Material for this exercise -
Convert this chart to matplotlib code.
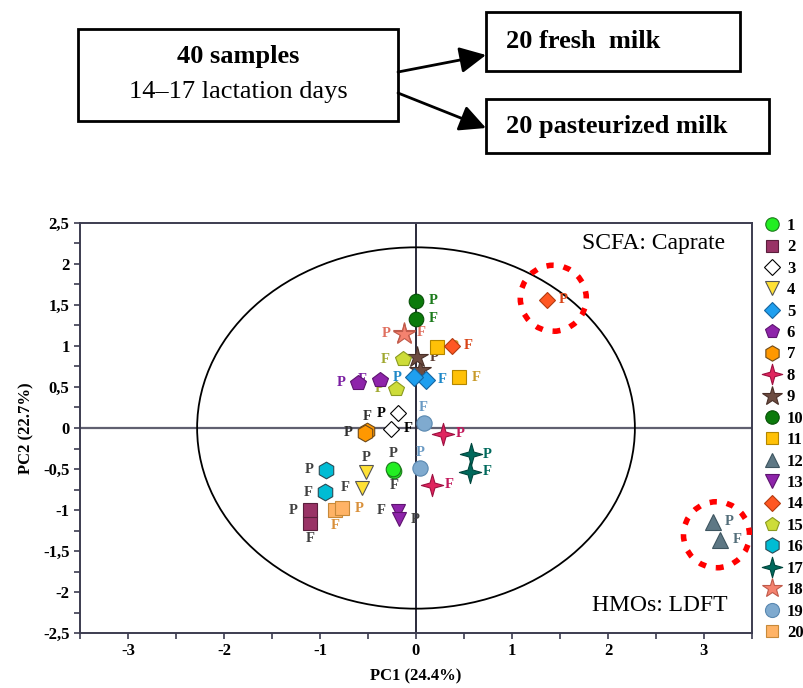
* * *
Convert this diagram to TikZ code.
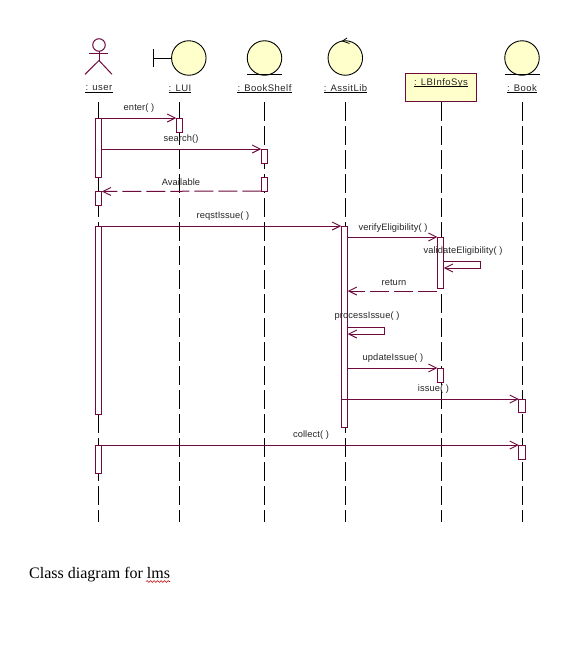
--
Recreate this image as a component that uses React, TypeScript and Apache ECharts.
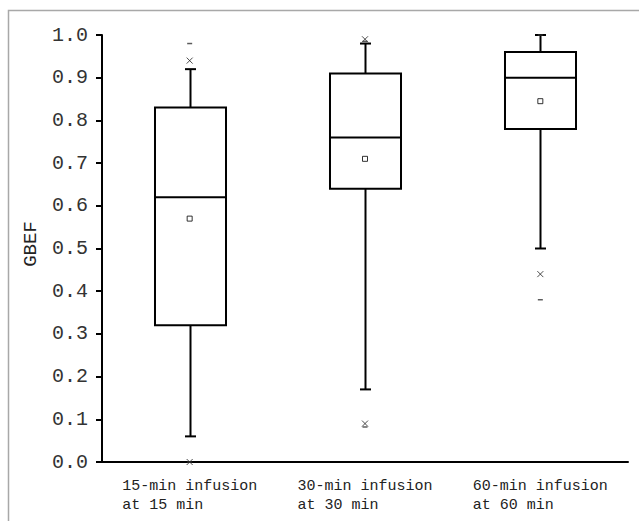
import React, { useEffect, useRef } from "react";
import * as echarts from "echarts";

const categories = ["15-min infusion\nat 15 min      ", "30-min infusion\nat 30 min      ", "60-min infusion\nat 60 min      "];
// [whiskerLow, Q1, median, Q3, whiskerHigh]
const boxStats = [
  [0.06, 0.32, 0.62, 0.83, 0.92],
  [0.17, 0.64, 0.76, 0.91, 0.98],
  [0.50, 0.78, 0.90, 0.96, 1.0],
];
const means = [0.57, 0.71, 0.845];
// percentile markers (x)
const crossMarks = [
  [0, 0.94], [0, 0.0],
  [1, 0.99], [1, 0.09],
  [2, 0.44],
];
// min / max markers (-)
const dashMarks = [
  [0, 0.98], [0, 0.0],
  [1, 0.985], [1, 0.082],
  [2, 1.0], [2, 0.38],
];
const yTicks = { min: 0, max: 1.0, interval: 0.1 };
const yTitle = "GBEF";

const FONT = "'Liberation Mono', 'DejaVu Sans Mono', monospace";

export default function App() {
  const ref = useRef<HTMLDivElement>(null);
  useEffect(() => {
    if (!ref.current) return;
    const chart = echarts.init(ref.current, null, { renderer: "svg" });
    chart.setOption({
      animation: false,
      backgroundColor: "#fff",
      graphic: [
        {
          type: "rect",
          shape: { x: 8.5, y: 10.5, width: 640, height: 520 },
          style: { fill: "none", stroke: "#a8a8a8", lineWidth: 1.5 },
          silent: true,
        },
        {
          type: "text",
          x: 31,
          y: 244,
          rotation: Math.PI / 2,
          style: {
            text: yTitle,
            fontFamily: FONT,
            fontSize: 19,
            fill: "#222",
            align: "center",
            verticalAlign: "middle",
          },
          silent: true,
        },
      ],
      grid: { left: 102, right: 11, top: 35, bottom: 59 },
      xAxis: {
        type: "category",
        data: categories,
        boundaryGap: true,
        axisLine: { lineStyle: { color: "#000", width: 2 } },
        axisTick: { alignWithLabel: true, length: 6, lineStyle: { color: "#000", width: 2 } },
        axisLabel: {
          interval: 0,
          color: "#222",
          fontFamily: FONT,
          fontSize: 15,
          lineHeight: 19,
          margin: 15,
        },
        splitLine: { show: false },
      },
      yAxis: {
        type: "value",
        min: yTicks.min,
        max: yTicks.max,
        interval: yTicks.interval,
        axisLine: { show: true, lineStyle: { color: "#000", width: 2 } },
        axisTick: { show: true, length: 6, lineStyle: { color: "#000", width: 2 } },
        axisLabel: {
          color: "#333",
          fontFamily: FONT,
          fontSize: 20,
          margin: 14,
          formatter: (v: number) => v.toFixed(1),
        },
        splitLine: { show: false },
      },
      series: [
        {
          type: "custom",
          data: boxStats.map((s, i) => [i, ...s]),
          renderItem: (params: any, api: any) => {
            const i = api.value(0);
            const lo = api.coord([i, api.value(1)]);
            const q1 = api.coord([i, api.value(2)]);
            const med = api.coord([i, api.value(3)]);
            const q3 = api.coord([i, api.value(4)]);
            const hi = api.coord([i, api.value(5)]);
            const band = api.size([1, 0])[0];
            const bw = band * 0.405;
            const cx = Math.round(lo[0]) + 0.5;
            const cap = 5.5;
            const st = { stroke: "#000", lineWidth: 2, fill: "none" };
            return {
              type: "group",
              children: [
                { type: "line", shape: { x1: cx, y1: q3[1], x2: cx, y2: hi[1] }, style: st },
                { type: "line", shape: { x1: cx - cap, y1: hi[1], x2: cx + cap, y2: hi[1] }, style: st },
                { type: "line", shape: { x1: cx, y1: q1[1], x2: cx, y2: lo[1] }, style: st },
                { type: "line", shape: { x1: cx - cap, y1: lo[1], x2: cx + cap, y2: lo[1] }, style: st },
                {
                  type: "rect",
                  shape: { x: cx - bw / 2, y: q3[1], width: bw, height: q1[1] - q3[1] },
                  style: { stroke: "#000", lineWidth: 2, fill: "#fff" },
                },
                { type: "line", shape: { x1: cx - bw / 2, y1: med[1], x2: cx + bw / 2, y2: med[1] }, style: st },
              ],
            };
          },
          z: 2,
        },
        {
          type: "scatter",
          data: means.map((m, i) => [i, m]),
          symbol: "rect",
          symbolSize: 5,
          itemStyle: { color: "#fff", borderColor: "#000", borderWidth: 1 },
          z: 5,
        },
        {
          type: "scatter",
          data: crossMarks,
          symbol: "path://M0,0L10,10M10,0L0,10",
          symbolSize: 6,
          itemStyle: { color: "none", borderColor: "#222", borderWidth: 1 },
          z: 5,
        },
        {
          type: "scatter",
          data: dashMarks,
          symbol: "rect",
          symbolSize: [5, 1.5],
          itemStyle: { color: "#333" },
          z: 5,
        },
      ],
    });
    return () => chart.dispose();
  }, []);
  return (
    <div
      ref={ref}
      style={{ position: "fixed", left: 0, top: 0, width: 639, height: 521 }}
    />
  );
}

What you will do -
List the lines of the material in which the word "React" occurs.

Complete response -
Recreate this image as a component that uses React, TypeScript and Apache ECharts.
import React, { useEffect, useRef } from "react";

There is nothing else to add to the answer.